- Task inputs
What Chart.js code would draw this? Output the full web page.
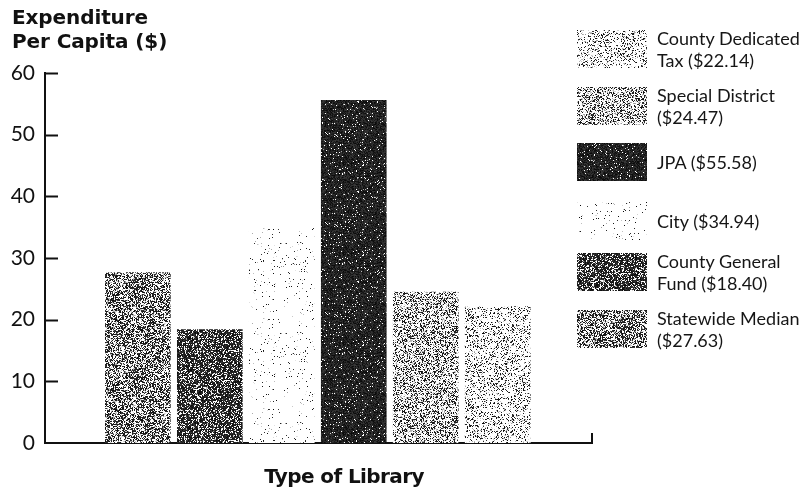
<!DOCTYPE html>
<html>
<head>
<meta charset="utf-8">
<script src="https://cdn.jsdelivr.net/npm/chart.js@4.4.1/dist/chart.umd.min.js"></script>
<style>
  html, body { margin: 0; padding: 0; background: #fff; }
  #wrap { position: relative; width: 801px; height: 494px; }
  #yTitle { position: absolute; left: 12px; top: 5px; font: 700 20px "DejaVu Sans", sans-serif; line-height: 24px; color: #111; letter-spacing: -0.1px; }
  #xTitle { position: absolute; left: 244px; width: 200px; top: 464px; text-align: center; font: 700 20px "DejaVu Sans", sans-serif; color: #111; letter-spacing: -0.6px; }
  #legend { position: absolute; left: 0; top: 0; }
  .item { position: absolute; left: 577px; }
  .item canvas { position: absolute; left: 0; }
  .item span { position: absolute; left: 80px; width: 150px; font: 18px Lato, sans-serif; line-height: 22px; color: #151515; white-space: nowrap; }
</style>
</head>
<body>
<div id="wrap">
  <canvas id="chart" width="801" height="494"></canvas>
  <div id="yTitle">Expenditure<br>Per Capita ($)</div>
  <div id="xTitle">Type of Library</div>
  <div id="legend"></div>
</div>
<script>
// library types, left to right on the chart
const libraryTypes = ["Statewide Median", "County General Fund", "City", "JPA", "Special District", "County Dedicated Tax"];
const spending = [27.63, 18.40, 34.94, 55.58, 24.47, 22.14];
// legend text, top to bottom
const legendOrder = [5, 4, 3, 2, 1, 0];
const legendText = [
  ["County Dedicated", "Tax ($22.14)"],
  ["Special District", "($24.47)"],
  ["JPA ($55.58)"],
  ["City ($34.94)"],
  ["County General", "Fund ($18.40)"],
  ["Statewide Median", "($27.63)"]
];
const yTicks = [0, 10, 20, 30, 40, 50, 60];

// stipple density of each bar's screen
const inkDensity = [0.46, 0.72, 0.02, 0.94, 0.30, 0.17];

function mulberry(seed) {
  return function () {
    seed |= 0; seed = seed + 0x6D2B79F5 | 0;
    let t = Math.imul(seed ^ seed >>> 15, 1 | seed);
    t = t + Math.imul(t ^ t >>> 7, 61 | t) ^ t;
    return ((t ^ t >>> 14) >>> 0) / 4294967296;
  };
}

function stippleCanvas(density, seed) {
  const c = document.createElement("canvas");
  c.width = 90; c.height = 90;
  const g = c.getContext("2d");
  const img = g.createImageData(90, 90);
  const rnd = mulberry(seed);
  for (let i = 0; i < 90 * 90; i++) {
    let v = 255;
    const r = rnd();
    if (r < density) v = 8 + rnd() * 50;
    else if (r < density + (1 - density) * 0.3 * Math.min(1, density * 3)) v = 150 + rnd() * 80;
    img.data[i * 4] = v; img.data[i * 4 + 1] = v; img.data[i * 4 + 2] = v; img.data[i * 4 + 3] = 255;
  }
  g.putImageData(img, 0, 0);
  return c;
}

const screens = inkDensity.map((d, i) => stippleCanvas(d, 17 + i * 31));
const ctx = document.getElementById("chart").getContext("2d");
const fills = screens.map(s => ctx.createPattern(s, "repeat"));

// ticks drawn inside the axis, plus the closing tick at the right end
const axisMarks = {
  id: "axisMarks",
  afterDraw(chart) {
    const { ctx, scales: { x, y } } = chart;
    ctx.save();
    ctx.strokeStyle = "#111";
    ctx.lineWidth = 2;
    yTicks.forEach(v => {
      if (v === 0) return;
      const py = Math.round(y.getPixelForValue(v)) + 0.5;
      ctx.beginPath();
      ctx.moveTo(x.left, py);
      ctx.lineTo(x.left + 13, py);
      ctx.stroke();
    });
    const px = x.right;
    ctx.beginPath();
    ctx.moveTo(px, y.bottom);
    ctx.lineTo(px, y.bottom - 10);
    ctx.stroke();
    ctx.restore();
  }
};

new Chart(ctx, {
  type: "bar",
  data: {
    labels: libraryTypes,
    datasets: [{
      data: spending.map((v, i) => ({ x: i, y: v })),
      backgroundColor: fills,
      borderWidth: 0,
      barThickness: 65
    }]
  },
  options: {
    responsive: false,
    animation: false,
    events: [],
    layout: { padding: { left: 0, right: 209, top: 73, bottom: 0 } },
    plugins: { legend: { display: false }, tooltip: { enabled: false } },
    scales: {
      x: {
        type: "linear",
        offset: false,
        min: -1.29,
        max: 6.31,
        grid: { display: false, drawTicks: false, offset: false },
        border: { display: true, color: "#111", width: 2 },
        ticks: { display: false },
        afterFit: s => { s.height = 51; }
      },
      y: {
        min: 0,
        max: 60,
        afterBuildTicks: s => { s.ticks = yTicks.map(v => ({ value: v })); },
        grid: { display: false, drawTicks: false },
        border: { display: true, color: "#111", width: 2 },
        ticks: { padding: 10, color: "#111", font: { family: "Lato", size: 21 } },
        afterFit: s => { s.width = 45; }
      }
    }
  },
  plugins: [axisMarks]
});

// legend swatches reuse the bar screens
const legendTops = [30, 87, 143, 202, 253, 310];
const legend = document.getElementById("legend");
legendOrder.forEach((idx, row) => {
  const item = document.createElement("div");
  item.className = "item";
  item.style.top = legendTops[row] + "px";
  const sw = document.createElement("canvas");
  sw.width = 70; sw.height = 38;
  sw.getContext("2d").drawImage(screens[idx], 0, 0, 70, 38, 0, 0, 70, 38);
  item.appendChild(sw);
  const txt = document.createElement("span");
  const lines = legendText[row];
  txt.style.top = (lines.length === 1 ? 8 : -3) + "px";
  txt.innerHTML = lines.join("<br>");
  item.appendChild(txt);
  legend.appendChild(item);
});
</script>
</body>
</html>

--

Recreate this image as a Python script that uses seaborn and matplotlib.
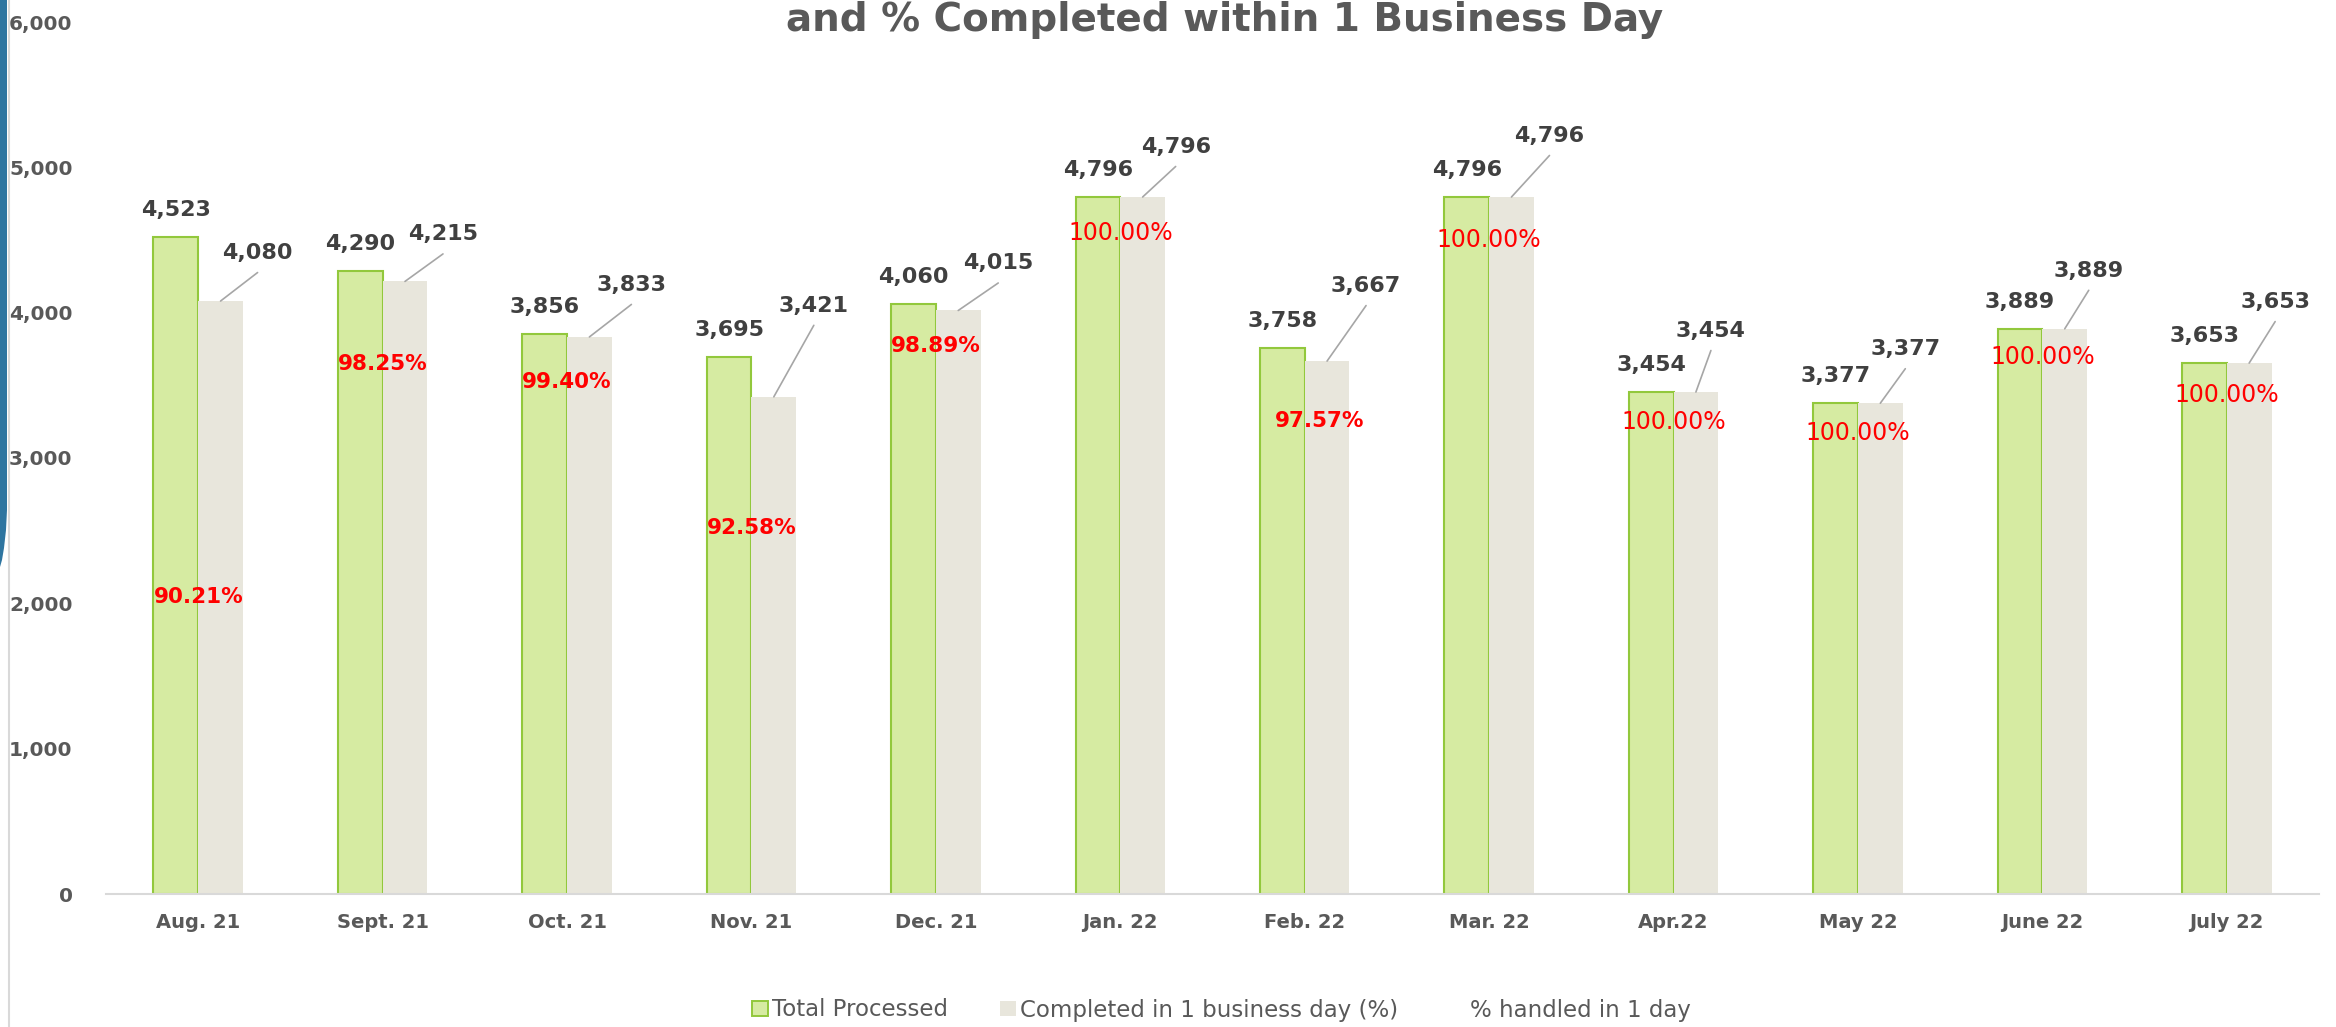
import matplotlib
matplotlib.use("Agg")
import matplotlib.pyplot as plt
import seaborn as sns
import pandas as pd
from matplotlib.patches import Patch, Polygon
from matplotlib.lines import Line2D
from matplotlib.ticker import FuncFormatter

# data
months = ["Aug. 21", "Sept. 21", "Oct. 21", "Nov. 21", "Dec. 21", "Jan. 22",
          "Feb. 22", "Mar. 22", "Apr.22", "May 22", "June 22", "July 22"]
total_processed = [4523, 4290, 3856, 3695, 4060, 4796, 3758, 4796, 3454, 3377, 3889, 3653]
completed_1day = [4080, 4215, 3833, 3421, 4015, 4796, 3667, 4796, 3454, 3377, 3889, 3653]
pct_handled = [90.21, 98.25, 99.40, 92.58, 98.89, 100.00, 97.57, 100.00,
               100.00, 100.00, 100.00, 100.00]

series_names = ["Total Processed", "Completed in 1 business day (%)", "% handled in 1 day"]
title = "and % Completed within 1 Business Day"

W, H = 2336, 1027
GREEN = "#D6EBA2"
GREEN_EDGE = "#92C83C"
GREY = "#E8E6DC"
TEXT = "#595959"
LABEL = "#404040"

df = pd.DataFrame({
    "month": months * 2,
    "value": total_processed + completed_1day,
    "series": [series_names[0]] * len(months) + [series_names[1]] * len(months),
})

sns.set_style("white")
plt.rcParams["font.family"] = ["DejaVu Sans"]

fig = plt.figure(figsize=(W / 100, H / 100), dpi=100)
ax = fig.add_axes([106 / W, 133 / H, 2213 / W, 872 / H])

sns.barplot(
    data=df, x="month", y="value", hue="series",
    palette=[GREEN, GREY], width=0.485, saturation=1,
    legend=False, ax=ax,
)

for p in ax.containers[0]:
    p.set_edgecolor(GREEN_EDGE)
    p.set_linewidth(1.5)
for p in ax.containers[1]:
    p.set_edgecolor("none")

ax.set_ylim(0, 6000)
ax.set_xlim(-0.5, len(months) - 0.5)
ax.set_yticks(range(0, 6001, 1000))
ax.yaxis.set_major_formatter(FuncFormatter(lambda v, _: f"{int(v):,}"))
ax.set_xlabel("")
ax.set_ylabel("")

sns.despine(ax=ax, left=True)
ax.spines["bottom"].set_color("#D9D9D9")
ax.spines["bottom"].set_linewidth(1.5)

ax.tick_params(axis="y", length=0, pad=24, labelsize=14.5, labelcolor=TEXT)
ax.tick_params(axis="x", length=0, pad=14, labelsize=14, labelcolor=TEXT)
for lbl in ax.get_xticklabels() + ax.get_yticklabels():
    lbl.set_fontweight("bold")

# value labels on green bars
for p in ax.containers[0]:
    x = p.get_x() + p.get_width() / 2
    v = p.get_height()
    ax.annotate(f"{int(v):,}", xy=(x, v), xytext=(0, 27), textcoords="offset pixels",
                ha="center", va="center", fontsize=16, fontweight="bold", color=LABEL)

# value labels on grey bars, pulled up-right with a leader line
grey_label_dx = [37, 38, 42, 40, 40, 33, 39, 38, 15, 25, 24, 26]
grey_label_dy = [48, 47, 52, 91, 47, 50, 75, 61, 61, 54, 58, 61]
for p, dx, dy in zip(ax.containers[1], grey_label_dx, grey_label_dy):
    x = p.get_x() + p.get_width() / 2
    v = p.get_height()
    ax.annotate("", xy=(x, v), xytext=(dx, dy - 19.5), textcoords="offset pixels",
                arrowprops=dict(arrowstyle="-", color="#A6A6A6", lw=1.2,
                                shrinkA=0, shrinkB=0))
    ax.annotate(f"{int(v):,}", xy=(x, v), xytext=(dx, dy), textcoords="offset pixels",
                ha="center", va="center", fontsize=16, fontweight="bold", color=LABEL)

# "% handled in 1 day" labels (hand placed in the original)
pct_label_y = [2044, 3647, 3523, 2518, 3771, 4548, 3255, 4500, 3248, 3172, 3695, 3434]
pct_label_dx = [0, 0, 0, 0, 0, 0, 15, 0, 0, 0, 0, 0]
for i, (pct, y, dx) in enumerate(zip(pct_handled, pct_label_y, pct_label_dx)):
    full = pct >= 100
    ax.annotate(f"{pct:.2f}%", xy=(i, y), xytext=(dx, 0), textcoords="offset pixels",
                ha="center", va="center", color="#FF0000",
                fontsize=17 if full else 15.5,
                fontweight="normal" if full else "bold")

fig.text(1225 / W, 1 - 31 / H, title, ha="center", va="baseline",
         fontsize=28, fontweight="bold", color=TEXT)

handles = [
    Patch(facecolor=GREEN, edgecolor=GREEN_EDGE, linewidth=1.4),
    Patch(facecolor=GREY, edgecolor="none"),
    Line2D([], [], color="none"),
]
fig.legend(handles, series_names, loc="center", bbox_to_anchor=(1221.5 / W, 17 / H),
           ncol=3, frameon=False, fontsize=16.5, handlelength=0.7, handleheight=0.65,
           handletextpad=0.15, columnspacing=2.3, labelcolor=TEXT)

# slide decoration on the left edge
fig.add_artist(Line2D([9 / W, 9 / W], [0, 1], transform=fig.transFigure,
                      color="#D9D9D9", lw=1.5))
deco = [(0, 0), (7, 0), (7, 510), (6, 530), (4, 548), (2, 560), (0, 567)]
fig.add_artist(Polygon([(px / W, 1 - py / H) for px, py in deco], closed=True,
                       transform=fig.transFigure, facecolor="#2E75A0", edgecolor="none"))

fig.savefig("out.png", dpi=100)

- Task statement
Only the lines from the one containing "Recreate this image" down to the one containing "from matplotlib.ticker import FuncFormatter" should be copied, exactly and with both ends kept. Drop the pictures.

- Exercise solution
Recreate this image as a Python script that uses seaborn and matplotlib.
import matplotlib
matplotlib.use("Agg")
import matplotlib.pyplot as plt
import seaborn as sns
import pandas as pd
from matplotlib.patches import Patch, Polygon
from matplotlib.lines import Line2D
from matplotlib.ticker import FuncFormatter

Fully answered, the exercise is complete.